• Stated goal:
Retype exactly the lines from the first one through the line with "import plotly.graph_objects as go", including both ends; skip any pictures.
──────── Information shown ────────
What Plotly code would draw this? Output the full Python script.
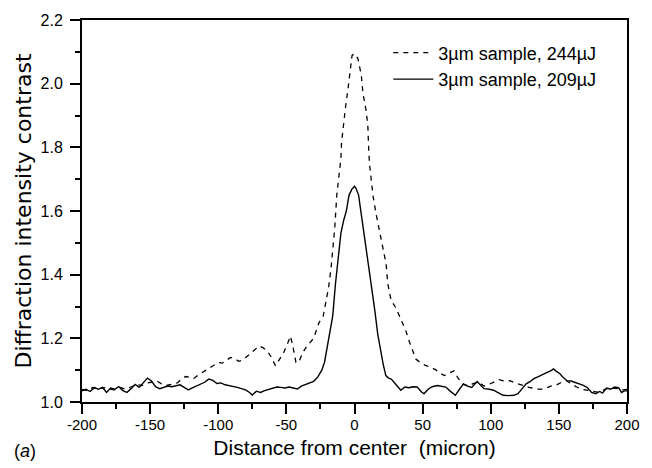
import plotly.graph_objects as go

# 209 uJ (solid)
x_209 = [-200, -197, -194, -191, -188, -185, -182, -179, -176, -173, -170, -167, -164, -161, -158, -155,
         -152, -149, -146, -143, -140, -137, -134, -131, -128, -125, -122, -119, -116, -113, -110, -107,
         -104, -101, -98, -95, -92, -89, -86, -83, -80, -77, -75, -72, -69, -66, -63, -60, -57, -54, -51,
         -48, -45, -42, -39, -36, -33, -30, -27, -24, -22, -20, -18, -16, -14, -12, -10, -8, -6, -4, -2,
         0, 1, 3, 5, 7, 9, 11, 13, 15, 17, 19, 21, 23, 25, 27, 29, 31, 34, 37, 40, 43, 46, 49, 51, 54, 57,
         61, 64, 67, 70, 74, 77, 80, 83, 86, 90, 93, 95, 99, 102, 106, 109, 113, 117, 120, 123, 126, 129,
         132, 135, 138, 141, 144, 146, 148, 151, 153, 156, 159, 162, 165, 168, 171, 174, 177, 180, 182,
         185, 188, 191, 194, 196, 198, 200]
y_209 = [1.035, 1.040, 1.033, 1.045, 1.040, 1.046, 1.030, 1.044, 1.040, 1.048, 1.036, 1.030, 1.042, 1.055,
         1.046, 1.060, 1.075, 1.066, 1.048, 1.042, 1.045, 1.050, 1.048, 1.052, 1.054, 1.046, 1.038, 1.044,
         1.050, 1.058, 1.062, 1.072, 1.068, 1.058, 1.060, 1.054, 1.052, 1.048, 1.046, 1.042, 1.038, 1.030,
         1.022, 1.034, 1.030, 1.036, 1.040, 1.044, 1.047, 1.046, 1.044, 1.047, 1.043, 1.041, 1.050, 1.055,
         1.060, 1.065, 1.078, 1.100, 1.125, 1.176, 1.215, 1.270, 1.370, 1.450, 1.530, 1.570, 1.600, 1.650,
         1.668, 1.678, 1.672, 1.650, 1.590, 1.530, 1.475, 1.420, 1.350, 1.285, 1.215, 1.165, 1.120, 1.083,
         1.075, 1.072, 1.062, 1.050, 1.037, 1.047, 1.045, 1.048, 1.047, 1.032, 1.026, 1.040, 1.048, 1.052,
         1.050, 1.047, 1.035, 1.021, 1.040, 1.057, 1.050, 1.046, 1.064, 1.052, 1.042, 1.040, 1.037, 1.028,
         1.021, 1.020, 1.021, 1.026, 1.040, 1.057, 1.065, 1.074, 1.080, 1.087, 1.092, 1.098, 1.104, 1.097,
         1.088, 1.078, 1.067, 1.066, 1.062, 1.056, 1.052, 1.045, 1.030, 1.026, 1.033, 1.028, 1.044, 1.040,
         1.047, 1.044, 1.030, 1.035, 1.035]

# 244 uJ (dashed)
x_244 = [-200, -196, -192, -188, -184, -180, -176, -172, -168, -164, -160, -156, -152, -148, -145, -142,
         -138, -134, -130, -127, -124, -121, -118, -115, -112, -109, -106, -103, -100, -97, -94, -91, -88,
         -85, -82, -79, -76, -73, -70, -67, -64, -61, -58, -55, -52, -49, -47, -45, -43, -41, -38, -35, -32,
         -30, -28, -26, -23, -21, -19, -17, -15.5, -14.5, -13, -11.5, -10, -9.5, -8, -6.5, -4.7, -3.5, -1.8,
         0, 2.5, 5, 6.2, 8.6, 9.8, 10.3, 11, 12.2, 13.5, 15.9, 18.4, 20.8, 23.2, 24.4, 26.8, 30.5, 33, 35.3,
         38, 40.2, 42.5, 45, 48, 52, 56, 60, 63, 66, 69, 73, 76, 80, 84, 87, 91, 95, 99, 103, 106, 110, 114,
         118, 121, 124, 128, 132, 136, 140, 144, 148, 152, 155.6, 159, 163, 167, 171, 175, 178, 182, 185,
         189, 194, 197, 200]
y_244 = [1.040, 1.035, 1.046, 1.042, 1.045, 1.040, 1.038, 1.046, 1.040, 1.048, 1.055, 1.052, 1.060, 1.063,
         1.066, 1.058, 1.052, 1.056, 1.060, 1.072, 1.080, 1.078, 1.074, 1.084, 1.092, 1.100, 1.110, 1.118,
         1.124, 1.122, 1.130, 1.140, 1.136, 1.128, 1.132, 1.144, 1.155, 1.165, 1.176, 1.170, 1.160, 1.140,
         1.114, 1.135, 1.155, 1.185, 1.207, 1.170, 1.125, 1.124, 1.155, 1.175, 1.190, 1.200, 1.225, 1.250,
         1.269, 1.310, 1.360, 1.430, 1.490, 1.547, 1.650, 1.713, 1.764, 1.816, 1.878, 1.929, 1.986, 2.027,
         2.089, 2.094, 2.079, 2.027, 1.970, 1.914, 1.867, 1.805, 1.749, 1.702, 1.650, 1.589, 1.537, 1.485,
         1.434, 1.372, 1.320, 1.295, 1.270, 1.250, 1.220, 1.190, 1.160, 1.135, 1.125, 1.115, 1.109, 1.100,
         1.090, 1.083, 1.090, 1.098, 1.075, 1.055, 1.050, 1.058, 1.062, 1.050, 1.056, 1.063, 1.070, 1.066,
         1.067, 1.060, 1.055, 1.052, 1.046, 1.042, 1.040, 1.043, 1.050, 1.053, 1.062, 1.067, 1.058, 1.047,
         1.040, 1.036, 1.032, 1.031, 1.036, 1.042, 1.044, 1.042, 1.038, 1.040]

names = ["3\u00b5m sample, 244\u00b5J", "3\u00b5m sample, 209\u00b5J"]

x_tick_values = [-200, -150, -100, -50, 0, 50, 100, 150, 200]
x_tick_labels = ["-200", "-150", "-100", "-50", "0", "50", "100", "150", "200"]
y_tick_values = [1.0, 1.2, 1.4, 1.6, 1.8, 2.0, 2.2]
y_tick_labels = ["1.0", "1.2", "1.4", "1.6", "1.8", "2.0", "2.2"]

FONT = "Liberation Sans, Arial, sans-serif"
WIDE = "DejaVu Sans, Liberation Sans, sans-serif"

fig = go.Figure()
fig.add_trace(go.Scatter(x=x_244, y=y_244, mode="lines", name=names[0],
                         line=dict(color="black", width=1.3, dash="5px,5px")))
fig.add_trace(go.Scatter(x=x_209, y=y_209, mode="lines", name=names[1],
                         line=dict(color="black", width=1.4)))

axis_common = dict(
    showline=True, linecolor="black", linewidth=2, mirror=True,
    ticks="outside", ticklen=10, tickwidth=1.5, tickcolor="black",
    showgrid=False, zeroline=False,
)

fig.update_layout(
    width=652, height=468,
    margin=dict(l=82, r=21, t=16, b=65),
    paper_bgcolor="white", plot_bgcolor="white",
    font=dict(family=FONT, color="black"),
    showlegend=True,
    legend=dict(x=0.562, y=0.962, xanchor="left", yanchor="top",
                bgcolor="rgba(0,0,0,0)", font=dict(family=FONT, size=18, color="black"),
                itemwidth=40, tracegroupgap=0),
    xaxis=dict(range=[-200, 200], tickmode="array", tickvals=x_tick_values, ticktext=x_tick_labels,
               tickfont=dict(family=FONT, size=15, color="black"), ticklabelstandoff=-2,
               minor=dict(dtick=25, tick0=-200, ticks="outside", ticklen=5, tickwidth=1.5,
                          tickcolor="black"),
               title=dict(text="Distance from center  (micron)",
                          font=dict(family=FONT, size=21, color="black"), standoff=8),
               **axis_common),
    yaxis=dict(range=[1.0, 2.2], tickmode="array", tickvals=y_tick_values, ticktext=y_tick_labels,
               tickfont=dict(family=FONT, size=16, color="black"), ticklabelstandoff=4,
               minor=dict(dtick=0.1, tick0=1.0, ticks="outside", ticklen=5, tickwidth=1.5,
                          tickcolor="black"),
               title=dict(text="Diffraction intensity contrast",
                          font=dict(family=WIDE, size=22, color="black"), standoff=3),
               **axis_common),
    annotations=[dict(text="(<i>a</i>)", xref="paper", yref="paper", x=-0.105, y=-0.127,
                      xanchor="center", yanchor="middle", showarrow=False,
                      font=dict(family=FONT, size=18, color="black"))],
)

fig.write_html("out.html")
────────
• Result:
What Plotly code would draw this? Output the full Python script.
import plotly.graph_objects as go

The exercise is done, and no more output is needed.